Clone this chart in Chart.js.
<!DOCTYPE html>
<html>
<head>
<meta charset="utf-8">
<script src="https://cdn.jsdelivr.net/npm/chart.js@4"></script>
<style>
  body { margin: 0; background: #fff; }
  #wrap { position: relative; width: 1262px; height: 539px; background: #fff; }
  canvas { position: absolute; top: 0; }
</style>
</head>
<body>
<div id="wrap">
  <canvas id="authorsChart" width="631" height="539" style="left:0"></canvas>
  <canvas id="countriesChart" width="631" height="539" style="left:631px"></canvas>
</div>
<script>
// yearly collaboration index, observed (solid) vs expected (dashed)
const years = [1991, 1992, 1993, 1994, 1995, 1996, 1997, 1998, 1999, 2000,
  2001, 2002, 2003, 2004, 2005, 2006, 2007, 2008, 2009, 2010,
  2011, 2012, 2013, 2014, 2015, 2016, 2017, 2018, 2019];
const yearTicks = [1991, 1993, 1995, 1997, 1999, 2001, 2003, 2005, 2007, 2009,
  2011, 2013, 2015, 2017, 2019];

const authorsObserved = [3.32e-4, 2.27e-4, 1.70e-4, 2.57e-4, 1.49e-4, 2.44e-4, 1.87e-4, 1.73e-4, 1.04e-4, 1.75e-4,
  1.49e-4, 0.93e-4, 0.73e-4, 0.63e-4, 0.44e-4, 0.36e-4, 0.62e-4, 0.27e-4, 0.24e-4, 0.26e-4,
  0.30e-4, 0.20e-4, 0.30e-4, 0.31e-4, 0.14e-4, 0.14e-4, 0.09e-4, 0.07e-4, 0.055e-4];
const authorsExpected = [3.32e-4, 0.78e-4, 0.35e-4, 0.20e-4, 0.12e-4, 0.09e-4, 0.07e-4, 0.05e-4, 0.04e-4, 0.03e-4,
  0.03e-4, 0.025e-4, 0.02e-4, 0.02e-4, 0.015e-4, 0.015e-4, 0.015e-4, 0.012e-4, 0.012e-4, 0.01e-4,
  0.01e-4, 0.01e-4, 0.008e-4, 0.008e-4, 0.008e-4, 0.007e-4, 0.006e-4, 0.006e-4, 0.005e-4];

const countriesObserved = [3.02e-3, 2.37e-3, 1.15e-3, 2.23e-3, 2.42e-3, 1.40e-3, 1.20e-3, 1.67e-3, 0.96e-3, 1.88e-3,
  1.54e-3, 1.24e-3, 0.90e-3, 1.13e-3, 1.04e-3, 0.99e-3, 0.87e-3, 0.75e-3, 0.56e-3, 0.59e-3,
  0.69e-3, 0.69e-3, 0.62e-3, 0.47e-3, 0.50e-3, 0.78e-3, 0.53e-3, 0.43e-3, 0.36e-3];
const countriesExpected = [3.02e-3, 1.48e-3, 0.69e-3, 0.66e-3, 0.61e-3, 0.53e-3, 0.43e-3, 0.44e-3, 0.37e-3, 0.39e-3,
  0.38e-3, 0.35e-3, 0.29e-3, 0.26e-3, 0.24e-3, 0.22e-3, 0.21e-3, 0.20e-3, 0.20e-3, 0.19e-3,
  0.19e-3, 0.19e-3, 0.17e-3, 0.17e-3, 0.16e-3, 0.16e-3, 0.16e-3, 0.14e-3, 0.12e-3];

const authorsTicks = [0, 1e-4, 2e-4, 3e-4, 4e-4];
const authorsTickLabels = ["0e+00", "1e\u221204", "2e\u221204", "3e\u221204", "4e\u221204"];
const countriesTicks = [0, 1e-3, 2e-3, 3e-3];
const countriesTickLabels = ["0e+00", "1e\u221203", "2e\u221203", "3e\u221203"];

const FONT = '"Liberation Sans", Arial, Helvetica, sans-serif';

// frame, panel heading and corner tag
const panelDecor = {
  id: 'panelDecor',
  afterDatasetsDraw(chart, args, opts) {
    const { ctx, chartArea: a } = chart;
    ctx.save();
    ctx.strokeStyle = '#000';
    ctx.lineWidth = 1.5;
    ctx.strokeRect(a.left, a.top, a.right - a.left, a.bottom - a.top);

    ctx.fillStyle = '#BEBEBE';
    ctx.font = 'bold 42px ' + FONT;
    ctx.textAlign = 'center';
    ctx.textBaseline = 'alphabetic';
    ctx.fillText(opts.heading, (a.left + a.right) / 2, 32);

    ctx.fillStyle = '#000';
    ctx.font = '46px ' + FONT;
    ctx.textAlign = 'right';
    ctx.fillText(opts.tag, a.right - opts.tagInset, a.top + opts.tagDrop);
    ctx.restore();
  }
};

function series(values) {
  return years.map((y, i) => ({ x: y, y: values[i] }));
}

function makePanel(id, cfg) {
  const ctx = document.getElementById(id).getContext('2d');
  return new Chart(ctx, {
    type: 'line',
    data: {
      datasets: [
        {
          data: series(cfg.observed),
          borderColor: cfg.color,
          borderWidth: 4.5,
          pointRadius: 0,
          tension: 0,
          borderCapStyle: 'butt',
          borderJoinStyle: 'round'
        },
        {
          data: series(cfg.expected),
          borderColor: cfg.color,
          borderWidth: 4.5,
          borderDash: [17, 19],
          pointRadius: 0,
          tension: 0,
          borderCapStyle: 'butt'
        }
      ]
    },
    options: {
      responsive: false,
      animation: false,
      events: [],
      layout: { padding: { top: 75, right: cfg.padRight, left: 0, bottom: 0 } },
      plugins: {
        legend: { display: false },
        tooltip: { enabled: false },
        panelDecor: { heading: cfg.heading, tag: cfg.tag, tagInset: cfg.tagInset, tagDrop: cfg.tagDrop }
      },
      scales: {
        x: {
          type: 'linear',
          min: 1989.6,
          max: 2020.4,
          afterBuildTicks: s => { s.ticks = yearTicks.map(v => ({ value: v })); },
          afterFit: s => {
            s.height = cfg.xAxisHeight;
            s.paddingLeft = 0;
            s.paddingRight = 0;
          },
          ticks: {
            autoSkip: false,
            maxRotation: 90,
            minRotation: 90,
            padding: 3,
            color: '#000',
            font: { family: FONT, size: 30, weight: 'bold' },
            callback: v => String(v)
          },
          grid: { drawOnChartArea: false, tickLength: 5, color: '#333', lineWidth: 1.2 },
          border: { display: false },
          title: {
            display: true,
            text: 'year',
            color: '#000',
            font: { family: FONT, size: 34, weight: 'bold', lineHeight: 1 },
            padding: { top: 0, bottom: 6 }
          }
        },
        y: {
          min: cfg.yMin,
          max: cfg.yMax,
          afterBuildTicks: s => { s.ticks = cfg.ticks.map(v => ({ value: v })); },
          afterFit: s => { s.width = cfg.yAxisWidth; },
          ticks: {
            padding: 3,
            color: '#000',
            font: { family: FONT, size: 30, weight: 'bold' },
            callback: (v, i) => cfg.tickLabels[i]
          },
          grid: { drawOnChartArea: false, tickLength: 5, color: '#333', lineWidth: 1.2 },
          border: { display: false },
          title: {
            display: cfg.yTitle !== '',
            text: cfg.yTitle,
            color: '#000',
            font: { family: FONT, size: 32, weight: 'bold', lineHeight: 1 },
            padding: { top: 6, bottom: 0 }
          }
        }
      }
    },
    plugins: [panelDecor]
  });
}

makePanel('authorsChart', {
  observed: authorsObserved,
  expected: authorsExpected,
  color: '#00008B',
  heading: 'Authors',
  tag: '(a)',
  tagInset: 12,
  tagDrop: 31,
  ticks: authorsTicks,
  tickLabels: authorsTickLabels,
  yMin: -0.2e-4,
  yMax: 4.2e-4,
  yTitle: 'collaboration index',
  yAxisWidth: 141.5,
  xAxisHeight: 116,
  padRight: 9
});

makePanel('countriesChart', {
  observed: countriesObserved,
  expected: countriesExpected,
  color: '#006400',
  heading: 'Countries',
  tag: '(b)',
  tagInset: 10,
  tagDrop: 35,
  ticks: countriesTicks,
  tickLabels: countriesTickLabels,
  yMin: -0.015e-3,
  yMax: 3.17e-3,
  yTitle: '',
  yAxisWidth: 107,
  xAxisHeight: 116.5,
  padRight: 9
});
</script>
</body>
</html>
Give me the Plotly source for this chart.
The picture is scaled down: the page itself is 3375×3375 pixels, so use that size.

YOUR TASK:
Repeat the line that contains "Give me the Plotly source for this chart.", then every line after it until the records end, with nothing added.

RESULT BELOW:
Give me the Plotly source for this chart.
The picture is scaled down: the page itself is 3375×3375 pixels, so use that size.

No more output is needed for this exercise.